**AIM OF THE EXERCISE:** Below is a block of records; reproduce all of them exactly and leave out any pictures.

-- Start MATERIAL FOR THIS EXERCISE --

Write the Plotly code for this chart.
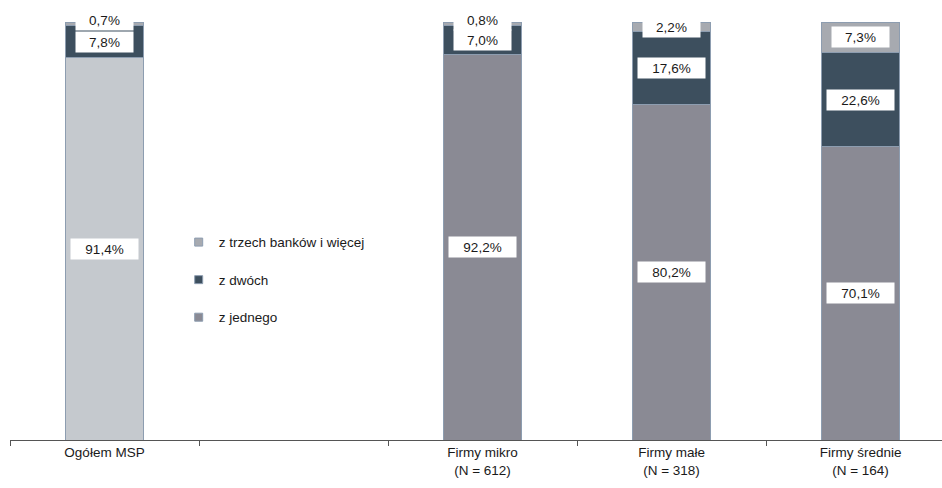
import plotly.graph_objects as go

categories = ["Ogółem MSP", " ", "Firmy mikro<br>(N = 612)", "Firmy małe<br>(N = 318)", "Firmy średnie<br>(N = 164)"]
series_names = ["z jednego", "z dwóch", "z trzech banków i więcej"]
z_jednego = [91.4, None, 92.2, 80.2, 70.1]
z_dwoch = [7.8, None, 7.0, 17.6, 22.6]
z_trzech = [0.7, None, 0.8, 2.2, 7.3]

c_one = "#8a8a94"
c_one_total = "#c5c9ce"
c_two = "#3d4f5e"
c_three = "#a7aab0"
edge = "#8d9db0"
font_family = "Arial, Liberation Sans, sans-serif"

fig = go.Figure()
series = [z_jednego, z_dwoch, z_trzech]
colors = [[c_one_total, c_one, c_one, c_one, c_one], c_two, c_three]
legend_colors = [c_one, c_two, c_three]

for name, vals, col in zip(series_names, series, colors):
    fig.add_trace(go.Bar(x=categories, y=vals, name=name, marker=dict(color=col, line=dict(color=edge, width=1)),
                         showlegend=False, hoverinfo="skip"))

for i, (name, col) in enumerate(zip(series_names, legend_colors)):
    fig.add_trace(go.Scatter(x=[None], y=[None], mode="markers", name=name, legendgroup=f"g{i}",
                             legendrank=1000 - i,
                             marker=dict(symbol="square", size=8, color=col, line=dict(color=edge, width=1))))

annotations = []
for ci, cat in enumerate(categories):
    base = 0
    for vals in series:
        v = vals[ci]
        if v is None:
            continue
        txt = f"{v:.1f}".replace(".", ",") + "%"
        annotations.append(dict(x=cat, y=base + v / 2, xref="x", yref="y", text=txt, showarrow=False,
                                yshift=4 if v < 1.5 else 0,
                                bgcolor="white", width=55 if len(txt) <= 4 else 65, height=18,
                                font=dict(family=font_family, size=13.5, color="#1a1a1a")))
        base += v

fig.update_layout(
    barmode="stack",
    bargap=0.587,
    width=942, height=488,
    margin=dict(l=10, r=0, t=22, b=48),
    paper_bgcolor="white", plot_bgcolor="white",
    font=dict(family=font_family, size=13, color="#1a1a1a"),
    annotations=annotations,
    legend=dict(x=0.181, y=0.51, xanchor="left", yanchor="top", traceorder="grouped",
                tracegroupgap=17, font=dict(size=13.5), bgcolor="rgba(0,0,0,0)"),
    xaxis=dict(type="category", range=[-0.5, 4.431], showline=True, linecolor="#555555", linewidth=1,
               ticks="outside", tickson="boundaries", ticklen=5, tickcolor="#555555",
               showgrid=False, tickfont=dict(size=13.5, color="#1a1a1a")),
    yaxis=dict(range=[0, 100], visible=False, showgrid=False),
)

fig.write_html("out.html")
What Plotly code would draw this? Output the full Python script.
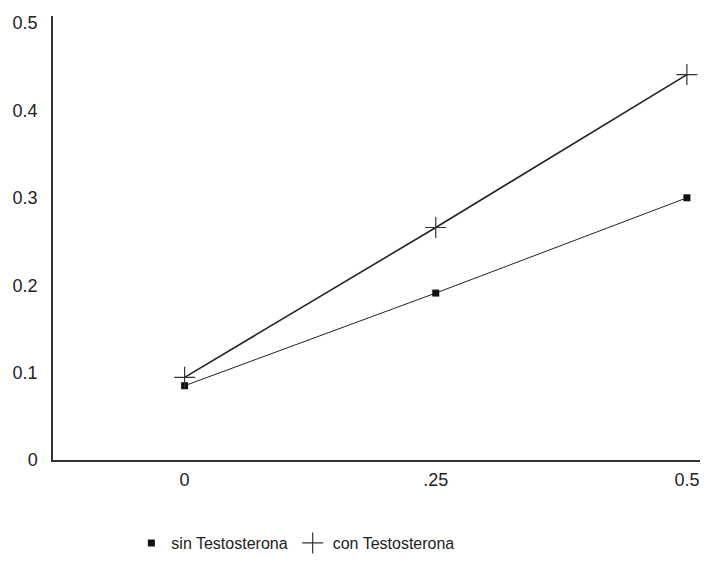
import plotly.graph_objects as go

x_vals = [0, 0.25, 0.5]
x_labels = ["0", ".25", "0.5"]
sin_testo = [0.085, 0.191, 0.300]
con_testo = [0.0946, 0.266, 0.441]
y_ticks = [0, 0.1, 0.2, 0.3, 0.4, 0.5]
y_labels = ["0", "0.1", "0.2", "0.3", "0.4", "0.5"]

sq_marker = dict(symbol="square", size=7, color="#111111")
cross_marker = dict(symbol="cross-thin", size=15, line=dict(color="#333333", width=1.2))

fig = go.Figure()
fig.add_trace(go.Scatter(
    x=x_vals, y=sin_testo, name="sin Testosterona", mode="lines+markers",
    line=dict(color="#222222", width=1), marker=sq_marker, showlegend=False,
))
fig.add_trace(go.Scatter(
    x=x_vals, y=con_testo, name="con Testosterona", mode="lines+markers",
    line=dict(color="#222222", width=1.6), marker=cross_marker, showlegend=False,
))
# legend entries (symbol only, as in the original)
fig.add_trace(go.Scatter(x=[None], y=[None], name="sin Testosterona", mode="markers",
                         marker=sq_marker))
fig.add_trace(go.Scatter(x=[None], y=[None], name="con Testosterona", mode="markers",
                         marker=cross_marker))

fig.update_layout(
    width=708, height=572,
    margin=dict(l=33, r=10, t=5, b=120),
    paper_bgcolor="white", plot_bgcolor="white",
    font=dict(family="Liberation Sans, Arial, sans-serif", size=18, color="#222222"),
    showlegend=True,
    legend=dict(orientation="h", x=0.12, xanchor="left", y=-0.187, yanchor="middle",
                font=dict(size=16), traceorder="normal"),
    xaxis=dict(range=[-0.131, 0.519], tickvals=x_vals, ticktext=x_labels,
               showgrid=False, zeroline=False, showline=True, linecolor="#333333",
               linewidth=1.5, ticks="", ticklabelstandoff=3, ticklabeloverflow="allow"),
    yaxis=dict(range=[0, 0.508], tickvals=y_ticks, ticktext=y_labels,
               showgrid=False, zeroline=False, showline=True, linecolor="#333333",
               linewidth=1.5, ticks="", ticklabelstandoff=10, ticklabeloverflow="allow"),
)

fig.write_html("out.html")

-- End MATERIAL FOR THIS EXERCISE --

**COMPLETED TASK:**
Write the Plotly code for this chart.
import plotly.graph_objects as go

categories = ["Ogółem MSP", " ", "Firmy mikro<br>(N = 612)", "Firmy małe<br>(N = 318)", "Firmy średnie<br>(N = 164)"]
series_names = ["z jednego", "z dwóch", "z trzech banków i więcej"]
z_jednego = [91.4, None, 92.2, 80.2, 70.1]
z_dwoch = [7.8, None, 7.0, 17.6, 22.6]
z_trzech = [0.7, None, 0.8, 2.2, 7.3]

c_one = "#8a8a94"
c_one_total = "#c5c9ce"
c_two = "#3d4f5e"
c_three = "#a7aab0"
edge = "#8d9db0"
font_family = "Arial, Liberation Sans, sans-serif"

fig = go.Figure()
series = [z_jednego, z_dwoch, z_trzech]
colors = [[c_one_total, c_one, c_one, c_one, c_one], c_two, c_three]
legend_colors = [c_one, c_two, c_three]

for name, vals, col in zip(series_names, series, colors):
    fig.add_trace(go.Bar(x=categories, y=vals, name=name, marker=dict(color=col, line=dict(color=edge, width=1)),
                         showlegend=False, hoverinfo="skip"))

for i, (name, col) in enumerate(zip(series_names, legend_colors)):
    fig.add_trace(go.Scatter(x=[None], y=[None], mode="markers", name=name, legendgroup=f"g{i}",
                             legendrank=1000 - i,
                             marker=dict(symbol="square", size=8, color=col, line=dict(color=edge, width=1))))

annotations = []
for ci, cat in enumerate(categories):
    base = 0
    for vals in series:
        v = vals[ci]
        if v is None:
            continue
        txt = f"{v:.1f}".replace(".", ",") + "%"
        annotations.append(dict(x=cat, y=base + v / 2, xref="x", yref="y", text=txt, showarrow=False,
                                yshift=4 if v < 1.5 else 0,
                                bgcolor="white", width=55 if len(txt) <= 4 else 65, height=18,
                                font=dict(family=font_family, size=13.5, color="#1a1a1a")))
        base += v

fig.update_layout(
    barmode="stack",
    bargap=0.587,
    width=942, height=488,
    margin=dict(l=10, r=0, t=22, b=48),
    paper_bgcolor="white", plot_bgcolor="white",
    font=dict(family=font_family, size=13, color="#1a1a1a"),
    annotations=annotations,
    legend=dict(x=0.181, y=0.51, xanchor="left", yanchor="top", traceorder="grouped",
                tracegroupgap=17, font=dict(size=13.5), bgcolor="rgba(0,0,0,0)"),
    xaxis=dict(type="category", range=[-0.5, 4.431], showline=True, linecolor="#555555", linewidth=1,
               ticks="outside", tickson="boundaries", ticklen=5, tickcolor="#555555",
               showgrid=False, tickfont=dict(size=13.5, color="#1a1a1a")),
    yaxis=dict(range=[0, 100], visible=False, showgrid=False),
)

fig.write_html("out.html")
What Plotly code would draw this? Output the full Python script.
import plotly.graph_objects as go

x_vals = [0, 0.25, 0.5]
x_labels = ["0", ".25", "0.5"]
sin_testo = [0.085, 0.191, 0.300]
con_testo = [0.0946, 0.266, 0.441]
y_ticks = [0, 0.1, 0.2, 0.3, 0.4, 0.5]
y_labels = ["0", "0.1", "0.2", "0.3", "0.4", "0.5"]

sq_marker = dict(symbol="square", size=7, color="#111111")
cross_marker = dict(symbol="cross-thin", size=15, line=dict(color="#333333", width=1.2))

fig = go.Figure()
fig.add_trace(go.Scatter(
    x=x_vals, y=sin_testo, name="sin Testosterona", mode="lines+markers",
    line=dict(color="#222222", width=1), marker=sq_marker, showlegend=False,
))
fig.add_trace(go.Scatter(
    x=x_vals, y=con_testo, name="con Testosterona", mode="lines+markers",
    line=dict(color="#222222", width=1.6), marker=cross_marker, showlegend=False,
))
# legend entries (symbol only, as in the original)
fig.add_trace(go.Scatter(x=[None], y=[None], name="sin Testosterona", mode="markers",
                         marker=sq_marker))
fig.add_trace(go.Scatter(x=[None], y=[None], name="con Testosterona", mode="markers",
                         marker=cross_marker))

fig.update_layout(
    width=708, height=572,
    margin=dict(l=33, r=10, t=5, b=120),
    paper_bgcolor="white", plot_bgcolor="white",
    font=dict(family="Liberation Sans, Arial, sans-serif", size=18, color="#222222"),
    showlegend=True,
    legend=dict(orientation="h", x=0.12, xanchor="left", y=-0.187, yanchor="middle",
                font=dict(size=16), traceorder="normal"),
    xaxis=dict(range=[-0.131, 0.519], tickvals=x_vals, ticktext=x_labels,
               showgrid=False, zeroline=False, showline=True, linecolor="#333333",
               linewidth=1.5, ticks="", ticklabelstandoff=3, ticklabeloverflow="allow"),
    yaxis=dict(range=[0, 0.508], tickvals=y_ticks, ticktext=y_labels,
               showgrid=False, zeroline=False, showline=True, linecolor="#333333",
               linewidth=1.5, ticks="", ticklabelstandoff=10, ticklabeloverflow="allow"),
)

fig.write_html("out.html")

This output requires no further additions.